Opposition demands Government reveal superannuation plans, Treasurer 'very close' to decision
The Federal Opposition is demanding the Government reveal its superannuation plans, following a promise from Treasurer Scott Morrison that he is "very, very close" to making a decision.
- Labor asks Government to reveal superannuation plans
- Treasurer says he is "very close" to deciding
- Jim Chalmers wants to target concessions after retirement point
- Treasurer argues young people would then hesitate to make contributions
Mr Morrison has given another strong indication that superannuation tax breaks — which are set to cost the budget almost $30 billion this financial year — are likely to be cut back.
Most people pay a 15 per cent tax on superannuation contributions, which is well below the income tax rates for many Australians.
Mr Morrison said the Government would "like to see more targeted incentives".
"There is a strong case for examining the size and structure of the tax concessions and the treatment," he told a super fund conference in Adelaide.
"It's clear that we are going to have to make some hard decisions when it comes to how we're going to address the targeting of these tax concessions going forward."
Earnings within the fund are also taxed at a maximum of 15 per cent.
Mr Morrison said the Government did not want super used as a low-tax inheritance system.
"It's important we remember why superannuation exists," he said.
"It's there to assist those with the means to do so to achieve better retirement income and at the same time reduce pressure on the aged pension.
"It's not there to be a tax-incentivised estate planning vehicle."
Mr Morrison said he appreciated the sector wanted "certainty" and was keen for the Government to reveal its plans.
"We are now getting very, very close to the landing point on some decisions on super," he said.
"If we were in a position to make announcements on this sooner rather than later, then I think the Prime Minister and I would both like to do that.
"And then it would certainly be my hope that this wouldn't be a matter that needed to be revisited."
Younger people 'might get spooked', Treasurer warns
But Labor scoffed at the Treasurer's promise, saying he had already taken far too long to reveal his plans.
"We are now five minutes to midnight in an election year," Opposition superannuation spokesman Jim Chalmers said.
Labor's policy would cut superannuation tax rates for people earning more than $250,000 annually.

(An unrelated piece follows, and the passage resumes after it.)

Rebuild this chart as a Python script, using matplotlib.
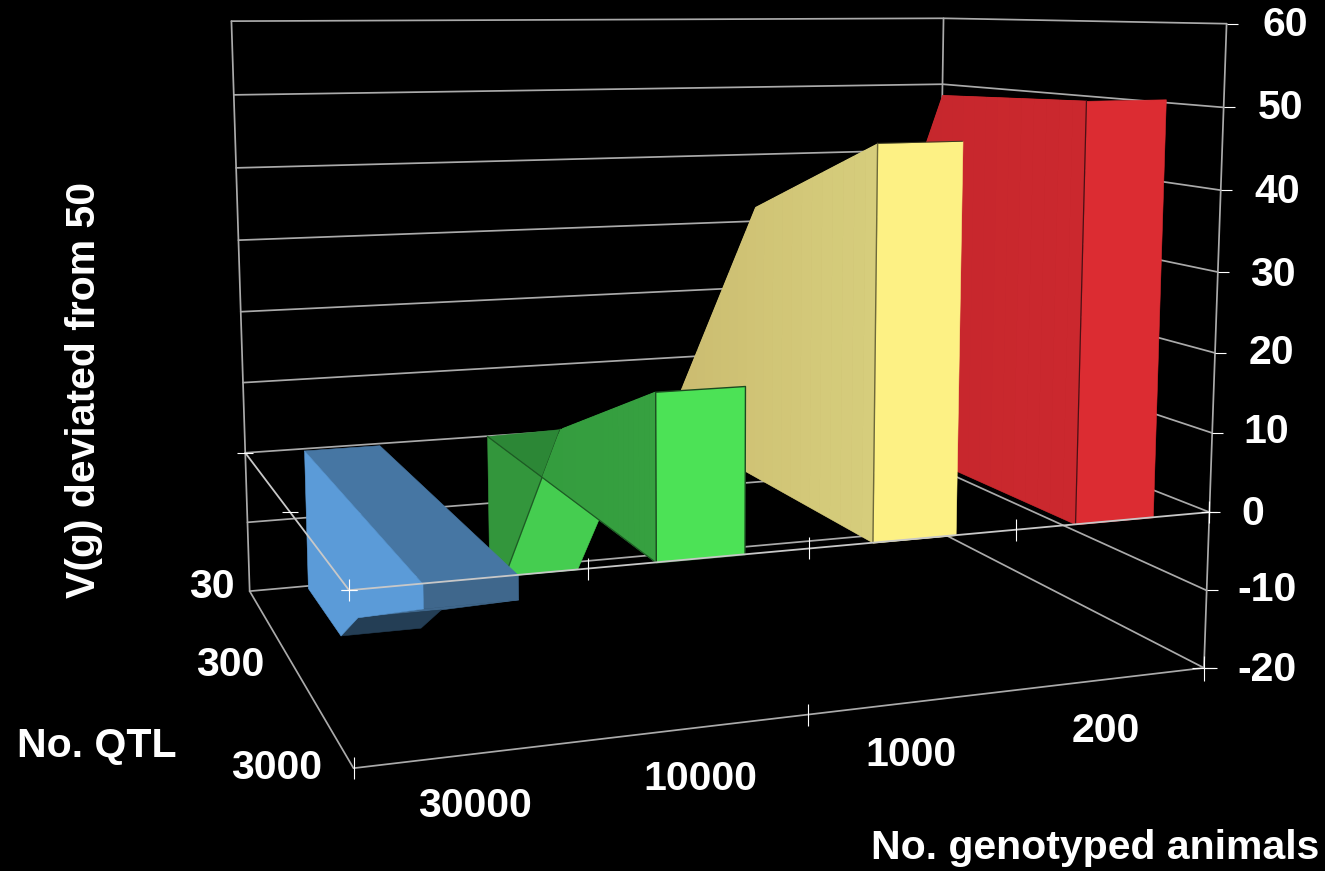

On retirement, earnings of more than $75,000 a year would be taxed at 15 per cent.
Mr Chalmers said targeting superannuation concessions after the point of retirement would impact far few Australians.
"Labor has had a policy on the table since April last year, which would impact one-fiftieth of those 9.5 million Australians that the Government is targeting," he said.
But the Treasurer warned against that approach, arguing that younger people might hesitate to make contributions to their superannuation if they felt the rules would change by the time they retired.
"If they're going to change the rules at the other end when you're going to be living off it then it's understandable that they might get spooked," Mr Morrison said.